Türkiye’nin cari açık meselesi aslında bir yönüyle dış ticaret açığı meselesidir. Enerji önemli bir alan. Malumunuz Türkiye petrol ve doğalgaz konusunda ciddi ithalat yapıyor. Ümidimiz Gabar petrolü ve Karadeniz gazıyla bu ithalat düzeyinin azalması. Özellikle teknoloji seviyesi yüksek ürünlerde cari açık vermekte olduğumuzu görüyoruz. Önemli bir program başlattık. Teknoloji seviyesi yüksek olan ürünleri listeledik. Hangileri yükselen trende sahipler buna odaklandık. Hangilerinin ileri, geri bağlantıları yüksek. Bazı ürünler var ki şu an yükselen teknoloji alanındalar. 2-3 yıl içinde bu listelere en üst sıralardan girebilirler. Geleceğin teknoloji alanları çalışması yürüttük. Yatırımcılarımıza şunu söyledik; bu ürünlere ilişkin arge ve yatırım projelerini bakanlık olarak destekleyeceğiz. Hedefimiz teknoloji ürünlerde mutlaka cari fazla veren, dış ticaret fazlası veren ülke haline getirmek. Cari açığı kapatacak 170 projeyi destekliyoruz.

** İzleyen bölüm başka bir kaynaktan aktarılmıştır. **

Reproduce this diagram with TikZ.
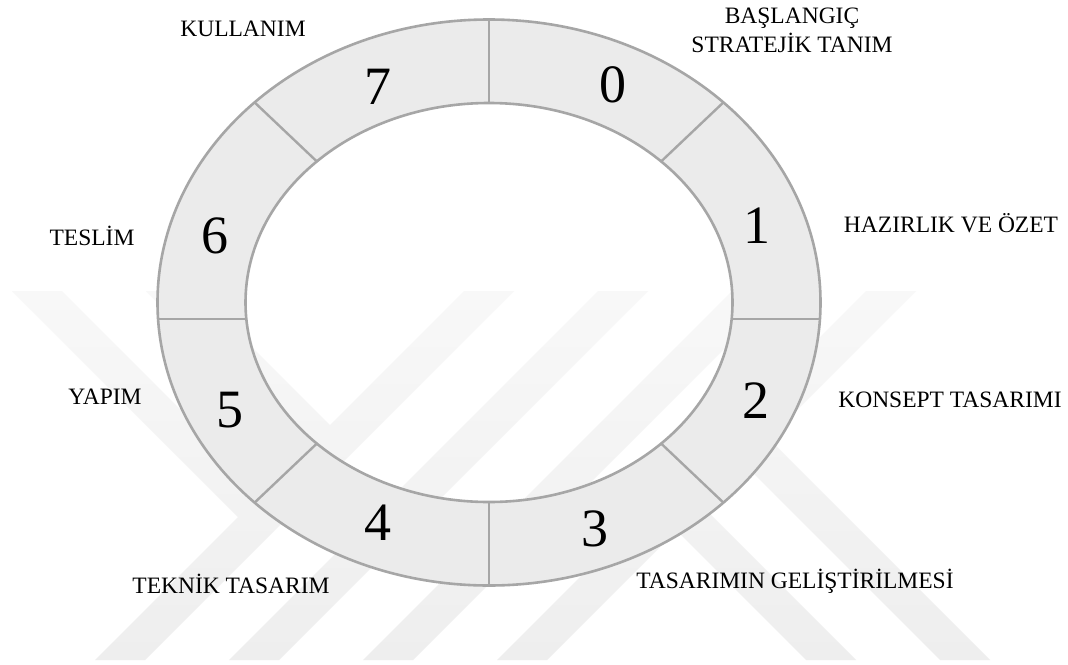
\documentclass[tikz,border=0pt]{standalone}
\usepackage{fontspec}
\setmainfont{Liberation Serif}
\definecolor{ringfill}{HTML}{EBEBEB}
\definecolor{ringline}{HTML}{A6A6A6}
\definecolor{wmtop}{HTML}{F8F8F8}
\definecolor{wmbottom}{HTML}{EEEEEE}
\begin{document}
\begin{tikzpicture}[x=1pt,y=-1pt,
  ringedge/.style={draw=ringline, line width=2.6pt},
  divider/.style={draw=ringline, line width=2.4pt},
  numlabel/.style={font=\fontsize{54}{54}\selectfont, inner sep=0pt, anchor=base},
  phase/.style={font=\fontsize{23.5}{29.5}\selectfont, inner sep=0pt, anchor=base, text=black}]
\useasboundingbox (0,0) rectangle (1068,664);
\fill[white] (0,0) rectangle (1068,664);
% watermark
\begin{scope}
\clip (12,291) -- (62,291) -- (263,492) -- (238,517) -- cycle
      (146,291) -- (196,291) -- (330,425) -- (305,450) -- cycle
      (464,291) -- (514,291) -- (145,660) -- (95,660) -- cycle
      (598,291) -- (648,291) -- (279,660) -- (229,660) -- cycle
      (732,291) -- (782,291) -- (413,660) -- (363,660) -- cycle
      (866,291) -- (916,291) -- (547,660) -- (497,660) -- cycle
      (676.5,530.5) -- (701.5,505.5) -- (856,660) -- (806,660) -- cycle
      (743.5,463.5) -- (768.5,438.5) -- (990,660) -- (940,660) -- cycle;
\shade[top color=wmtop, bottom color=wmbottom] (0,291) rectangle (1068,660);
\end{scope}
% ring
\coordinate (c) at (489,302.5);
\fill[ringfill, even odd rule] (c) ellipse [x radius=331.5pt, y radius=283pt]
  (c) ellipse [x radius=243.5pt, y radius=199.5pt];
\draw[ringedge] (c) ellipse [x radius=331.5pt, y radius=283pt];
\draw[ringedge] (c) ellipse [x radius=243.5pt, y radius=199.5pt];
% divider end points
\coordinate (tO) at (489,19.5);   \coordinate (tI) at (489,103);
\coordinate (bO) at (489,585.5);  \coordinate (bI) at (489,502);
\coordinate (trO) at (723.4,102.4); \coordinate (trI) at (661.2,161.4);
\coordinate (tlO) at (254.6,102.4); \coordinate (tlI) at (316.8,161.4);
\coordinate (brO) at (723.4,502.6); \coordinate (brI) at (661.2,443.6);
\coordinate (blO) at (254.6,502.6); \coordinate (blI) at (316.8,443.6);
\coordinate (lO) at (158,319);    \coordinate (lI) at (246.3,319);
\coordinate (rO) at (820,319);    \coordinate (rI) at (731.7,319);
\draw[divider] (tO) -- (tI);
\draw[divider] (bO) -- (bI);
\draw[divider] (trO) -- (trI);
\draw[divider] (tlO) -- (tlI);
\draw[divider] (brO) -- (brI);
\draw[divider] (blO) -- (blI);
\draw[divider] (lO) -- (lI);
\draw[divider] (rO) -- (rI);
% numbers
\node[numlabel] (n0) at (613,102) {0};
\node[numlabel] (n1) at (757,243) {1};
\node[numlabel] (n2) at (756,418) {2};
\node[numlabel] (n3) at (594.5,546) {3};
\node[numlabel] (n4) at (378,540) {4};
\node[numlabel] (n5) at (229.5,427) {5};
\node[numlabel] (n6) at (215,253) {6};
\node[numlabel] (n7) at (378,104) {7};
% phase labels
\node[phase, anchor=north, align=center] (l0) at (792,7.5) {BAŞLANGIÇ\\STRATEJİK TANIM};
\node[phase] (l1) at (951,232) {HAZIRLIK VE ÖZET};
\node[phase] (l2) at (950,407) {KONSEPT TASARIMI};
\node[phase] (l3) at (795,588) {TASARIMIN GELİŞTİRİLMESİ};
\node[phase] (l4) at (231,593) {TEKNİK TASARIM};
\node[phase] (l5) at (105,404) {YAPIM};
\node[phase] (l6) at (92,245) {TESLİM};
\node[phase] (l7) at (243,36) {KULLANIM};
\end{tikzpicture}
\end{document}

“Esas mesele markalar doğurmaktır”

Bütün bunlar siyasi istikrarın olmadığı ülkede hayal bile edilemez. Türkiye’nin otomobili projesinde kaç bakanlık bir arada çalıştık. Dağınıklık ortamında hiçbir yatırımcı böyle bir şeye cesaret edemezdi. Tam bir sahiplenmenin, uyumun, koordinasyonun olduğu hükümet böyle maga projeleri ülkesine kazandırabilir. Önümüzdeki dönemde TOGG’a benzer yeni kilit yatırımlarla çok önemli yatırımların adımını atacağız. İhracatı artırarak cari açık meselesini ortadan kaldıracağız. Ekonomideki istikrarı da böyle sağlayacağız. İhracat demek, Türkiye’de üretim ve yatırım demektir. İhracatı desteklemek Türk sanayisini desteklemektir. Esas mesele markalar doğurmak, kilit teknoloji yatırımları yapabilmek. Biz bakanlık olarak önümüzdeki dönemde çok adım atacağız.

Güneş ve rüzgar enerjisine 50 milyar dolarlık yatırım yapılacak

Rüzgarda, güneşte milli teknolojiyi geliştireceğiz. Rüzgar enerjisi bileşenlerinde Türkiye Avrupa dördüncüsü. Jenaratör üretimi konusunda da kabiliyet kazanan firmalarımız var. Güneş ve rüzgar iç pazarda muazzam yatırım yapılacak alanlar. Burada tek başına 30 milyar dolara yakın bir yatırım yapılacak. Rüzgarda da 20 milyar dolara yakın yatırım yapılacak. Sadece iki sektörde 50 milyar doların üzerinde 12 yıl içerisinde yatırım yapılacak. Endüstriyel robotlar çok önemli. Endüstrinin dijital dönüşümü çok önemli.

“Dünyadaki trend açık kaynağın lehine”

Lisanslı ürünlerin rakibi açık kaynak çözümler. Türkiye açık kaynak platformunu kurduk. Oralarda daha çok çalışacağız. Burada hem kamu hem özel sektörde lisanslı ürünlerden açık kaynağa geçişinde sağlıklı adımlar atmalıyız. Yazılım eko sistemi, bir firmanın kullandığı yazılımlar bir bütünün parçaları gibi. Bir lisanslı ürün çıkarıp açık kaynak koymak çok kolay değil. Dolayısıyla geçişin adeta bir göç gibi planlanması lazım. Adım adım gerçekleştirilmesi lazım. Buna ilişkin çok daha fazla destek ve teşvik programını başlatacağız. Dünyada da trend açık kaynağın lehine.